What you need to do: From the entries below, copy every line holding the word "this".

Available records:
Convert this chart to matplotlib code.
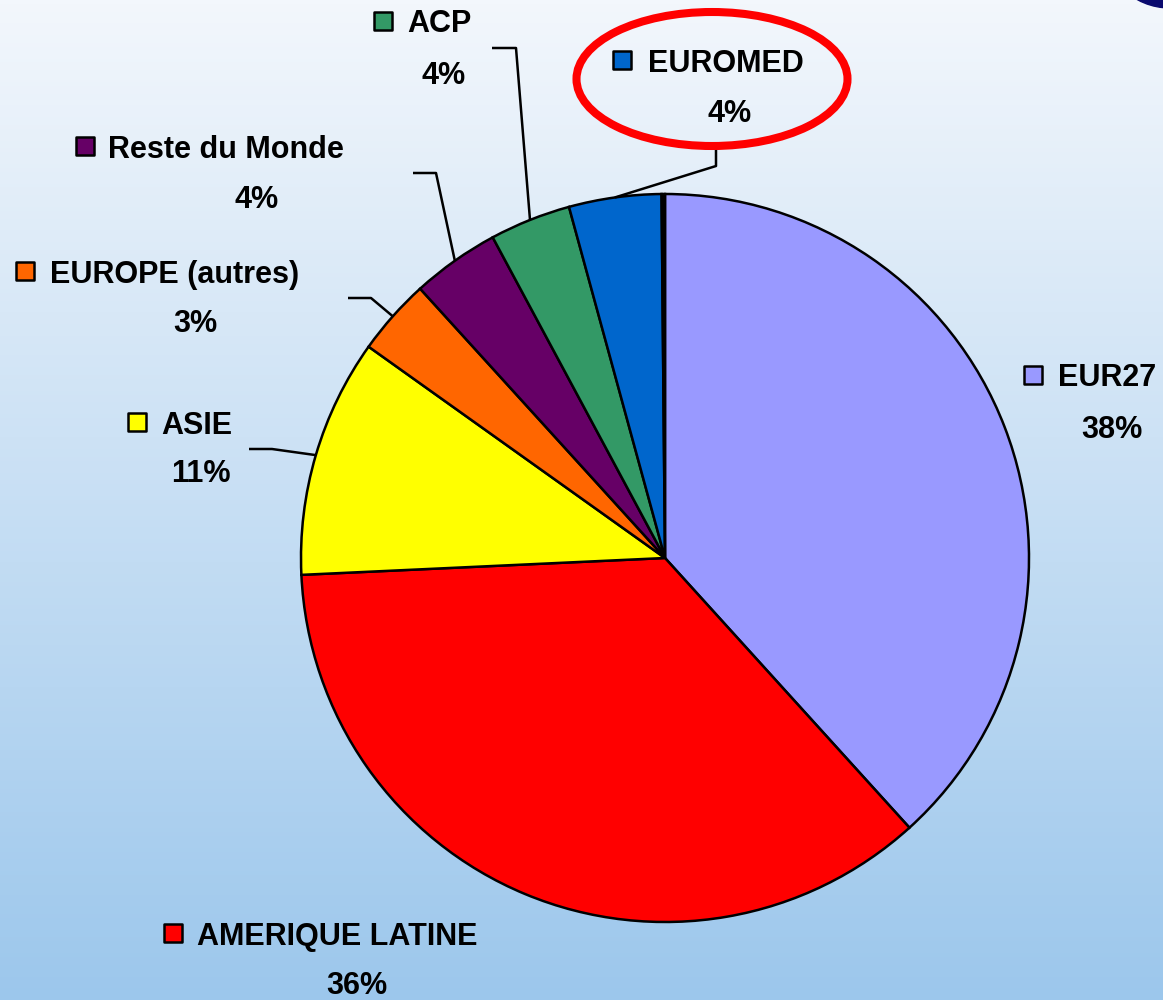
"""
Pie chart of the regional breakdown, with leader lines and a red ellipse
highlighting the EUROMED share.
"""

import numpy as np
import matplotlib
matplotlib.use("Agg")
import matplotlib.pyplot as plt
from matplotlib.patches import Ellipse, Circle


# -----------------------------
# 1. Data
# -----------------------------

REGIONS = ["EUR27", "AMERIQUE LATINE", "ASIE", "EUROPE (autres)",
           "Reste du Monde", "ACP", "EUROMED"]
SHARES = [38.3, 36.0, 10.6, 3.4, 3.9, 3.6, 4.1]
# very thin unlabeled sliver between EUROMED and EUR27
SLIVER_SHARE = 0.15

COLORS = ["#9999FF", "#FF0000", "#FFFF00", "#FF6600",
          "#660066", "#339966", "#0066CC"]

# -----------------------------
# 2. Layout (pixels, measured from top-left of the picture)
# -----------------------------

W, H = 1163, 1000
CENTER = (665, 558)
RADIUS = 364

# key square centre, name left x, percent centre
LABEL_POS = {
    "EUR27": ((1033, 375), 1058, (1112, 426)),
    "AMERIQUE LATINE": ((173, 933), 197, (357, 983)),
    "ASIE": ((137, 422), 161, (201, 470)),
    "EUROPE (autres)": ((25, 271), 50, (195, 321)),
    "Reste du Monde": ((85, 146), 108, (257, 196)),
    "ACP": ((383, 21), 407, (444, 72)),
    "EUROMED": ((622, 60), 648, (730, 110)),
}

# leader lines: kink point then end point
LEADERS = {
    "EUROMED": [(716, 166), (716, 143)],
    "ACP": [(516, 48), (492, 48)],
    "Reste du Monde": [(436, 173), (413, 173)],
    "EUROPE (autres)": [(371, 298), (348, 298)],
    "ASIE": [(272, 449), (249, 449)],
}

FONT = "Liberation Sans"


def px(x, y):
    """Convert top-based pixel coordinates to axes data coordinates."""
    return x, H - y


def main():
    fig = plt.figure(figsize=(W / 100, H / 100), dpi=100)
    ax = fig.add_axes([0, 0, 1, 1])

    # background gradient
    top = np.array([243, 247, 252]) / 255
    bottom = np.array([156, 199, 236]) / 255
    t = np.linspace(0, 1, 256)[:, None]
    grad = (top[None, :] * (1 - t) + bottom[None, :] * t)[:, None, :]
    ax.imshow(grad, extent=(0, W, 0, H), aspect="auto", zorder=0)

    values = SHARES + [SLIVER_SHARE]
    colors = COLORS + ["#000000"]
    wedges, _ = ax.pie(
        values,
        colors=colors,
        startangle=90,
        counterclock=False,
        center=px(*CENTER),
        radius=RADIUS,
        frame=True,
        wedgeprops={"edgecolor": "black", "linewidth": 1.8},
    )
    for w in wedges:
        w.set_zorder(2)

    cx, cy = px(*CENTER)
    for region, share, wedge in zip(REGIONS, SHARES, wedges):
        key, name_x, pct = LABEL_POS[region]
        kx, ky = px(*key)
        ax.scatter([kx], [ky], marker="s", s=150, color=wedge.get_facecolor(),
                   edgecolors="black", linewidths=1.8, zorder=5)
        ax.text(name_x, ky, region, ha="left", va="center_baseline",
                fontsize=22, fontweight="bold", family=FONT, zorder=5)
        ax.text(*px(*pct), f"{share:.0f}%", ha="center", va="center_baseline",
                fontsize=22, fontweight="bold", family=FONT, zorder=5)

        if region in LEADERS:
            mid = np.deg2rad((wedge.theta1 + wedge.theta2) / 2)
            sx = cx + RADIUS * np.cos(mid)
            sy = cy + RADIUS * np.sin(mid)
            pts = [(sx, sy)] + [px(*p) for p in LEADERS[region]]
            xs, ys = zip(*pts)
            ax.plot(xs, ys, color="black", linewidth=1.8, zorder=4,
                    solid_capstyle="butt")

    # red highlight ellipse around the EUROMED label
    ax.add_patch(Ellipse(px(712, 79), 271, 134, fill=False,
                         edgecolor="#FF0000", linewidth=5.8, zorder=6))

    # dark navy decoration in the top-right corner
    ax.add_patch(Circle(px(1170, -60), 68, color="#0A0A6E", zorder=1))

    ax.set_xlim(0, W)
    ax.set_ylim(0, H)
    ax.set_aspect("auto")
    ax.axis("off")

    fig.savefig("out.png", dpi=100)
    plt.close(fig)


if __name__ == "__main__":
    main()
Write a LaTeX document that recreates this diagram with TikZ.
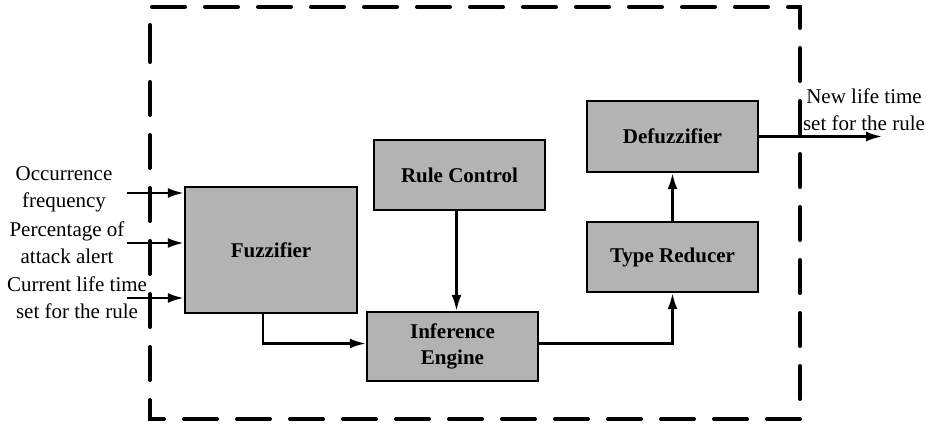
\documentclass[tikz,border=0pt]{standalone}
\usepackage{fontspec}
\setmainfont{Liberation Serif}
\usetikzlibrary{arrows.meta}
\definecolor{blockgray}{RGB}{179, 179, 179}

\tikzset{
  block/.style={draw=black, fill=blockgray, line width=2.4pt, minimum width=171pt,
                font=\fontsize{21}{26}\selectfont\bfseries, align=center, inner sep=0pt},
  label/.style={font=\fontsize{21}{27}\selectfont, align=center, inner sep=0pt},
  flow/.style={line width=2.4pt, -{Latex[length=16pt,width=10pt]}}
}

\begin{document}
\begin{tikzpicture}[x=1pt, y=-1pt]
            \useasboundingbox (0,0) rectangle (930,425);
            % System frame
            \draw[line width=4pt, line cap=round, dash pattern=on 33pt off 20pt, dash phase=0pt]
                  (150,58) -- (150,7) -- (800,7) -- (800,419) -- (150,419) -- cycle;
            % Blocks
            \node[block, minimum height=126pt, minimum width=172pt] (fuzz)    at (271.0, 250.0) {Fuzzifier};
            \node[block, minimum height=70pt]                       (rule)    at (459.5, 175.0) {Rule Control};
            \node[block, minimum height=69pt]                       (infer)   at (452.5, 346.5) {Inference\\Engine};
            \node[block, minimum height=70pt]                       (reducer) at (672.5, 257.0) {Type Reducer};
            \node[block, minimum height=71pt]                       (defuzz)  at (672.5, 136.5) {Defuzzifier};
            % Inputs
            \node[label] (occ)  at (64, 189) {Occurrence\\frequency};
            \node[label] (perc) at (67, 243) {Percentage of\\attack alert};
            \node[label] (cur)  at (77, 298) {Current life time\\set for the rule};
            \coordinate (in1) at (127, 193);
            \coordinate (in2) at (127, 243);
            \coordinate (in3) at (127, 298);
            \draw[flow] (in1) -- (in1 -| fuzz.west);
            \draw[flow] (in2) -- (in2 -| fuzz.west);
            \draw[flow] (in3) -- (in3 -| fuzz.west);
            % Output
            \node[label] (newlife) at (864, 110) {New life time\\set for the rule};
            \coordinate (out) at (882, 136.5);
            \draw[flow] (defuzz.east) -- (out);
            % Internal flow
            \draw[flow] ([xshift=-8pt]fuzz.south) |- ([yshift=3pt]infer.west);
            \draw[flow] ([xshift=-3pt]rule.south) -- ([xshift=-3pt]rule.south |- infer.north);
            \draw[flow] ([yshift=3pt]infer.east) -| (reducer.south);
            \draw[flow] (reducer.north) -- (defuzz.south);
        \end{tikzpicture}
\end{document}
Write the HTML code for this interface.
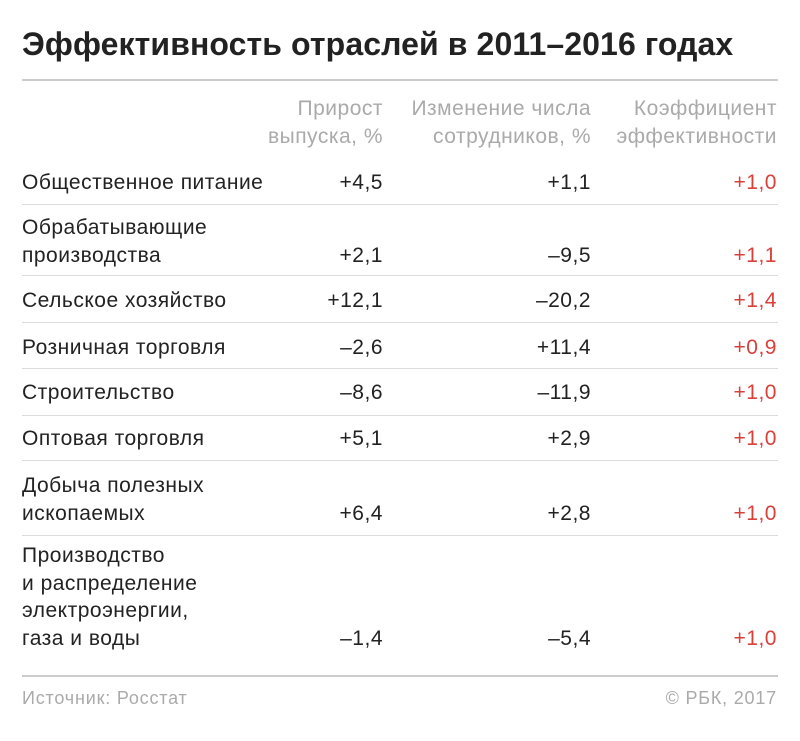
<!DOCTYPE html>
<html><head><meta charset="utf-8"><style>
body{margin:0;width:800px;height:741px;background:#fff;position:relative;overflow:hidden;font-family:"Liberation Sans",sans-serif;}
.a{position:absolute;white-space:nowrap;line-height:28px;font-size:21px;color:#222;letter-spacing:0.5px}
.r{text-align:right}
.h{color:#aaa}
.red{color:#d9403a}
.ln{position:absolute;left:22px;width:756px;height:1px;background:#ddd}
</style></head><body>
<div class="a" style="left:22px;top:22px;font-size:32px;font-weight:bold;line-height:44px;letter-spacing:0.1px">Эффективность отраслей в 2011–2016 годах</div>
<div class="ln" style="top:79px;height:2px;background:#ccc"></div>
<div class="a r h" style="right:417px;top:95px">Прирост<br>выпуска, %</div>
<div class="a r h" style="right:209px;top:95px">Изменение числа<br>сотрудников, %</div>
<div class="a r h" style="right:23px;top:95px">Коэффициент<br>эффективности</div>
<div id="t"></div>
<div class="ln" style="top:675px;height:2px;background:#ccc"></div>
<div class="a h" style="left:22px;top:684px;font-size:18px;letter-spacing:0.8px">Источник: Росстат</div>
<div class="a r h" style="right:23px;top:684px;font-size:18px;letter-spacing:0.8px">© РБК, 2017</div>
<script>
const labels=[["Общественное питание"],["Обрабатывающие","производства"],["Сельское хозяйство"],["Розничная торговля"],["Строительство"],["Оптовая торговля"],["Добыча полезных","ископаемых"],["Производство","и распределение","электроэнергии,","газа и воды"]];
const output=["+4,5","+2,1","+12,1","–2,6","–8,6","+5,1","+6,4","–1,4"];
const staff=["+1,1","–9,5","–20,2","+11,4","–11,9","+2,9","+2,8","–5,4"];
const eff=["+1,0","+1,1","+1,4","+0,9","+1,0","+1,0","+1,0","+1,0"];
const tops=[169,214,287,334,379,425,472,542];
const rules=[204,275,322,368,415,460,535];
const t=document.getElementById('t');
function mk(cls,style,html){const d=document.createElement('div');d.className=cls;d.style.cssText=style;d.innerHTML=html;t.appendChild(d);return d;}
labels.forEach((l,i)=>{
  const y=tops[i], last=y+(l.length-1)*27.7;
  let d=mk('a','left:22px;top:'+y+'px;line-height:27.7px',l.join('<br>'));
  
  
  d=mk('a r','right:417px;top:'+last+'px',output[i]);
  
  
  d=mk('a r','right:209px;top:'+last+'px',staff[i]);
  
  
  d=mk('a r red','right:23px;top:'+last+'px',eff[i]);
  
  
});
rules.forEach(y=>{const d=mk('ln','top:'+y+'px','');
  
  });
</script>
</body></html>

Solution:
Convert this chart to matplotlib code.
Write a LaTeX document that recreates this diagram with TikZ.
Write the HTML code for this interface.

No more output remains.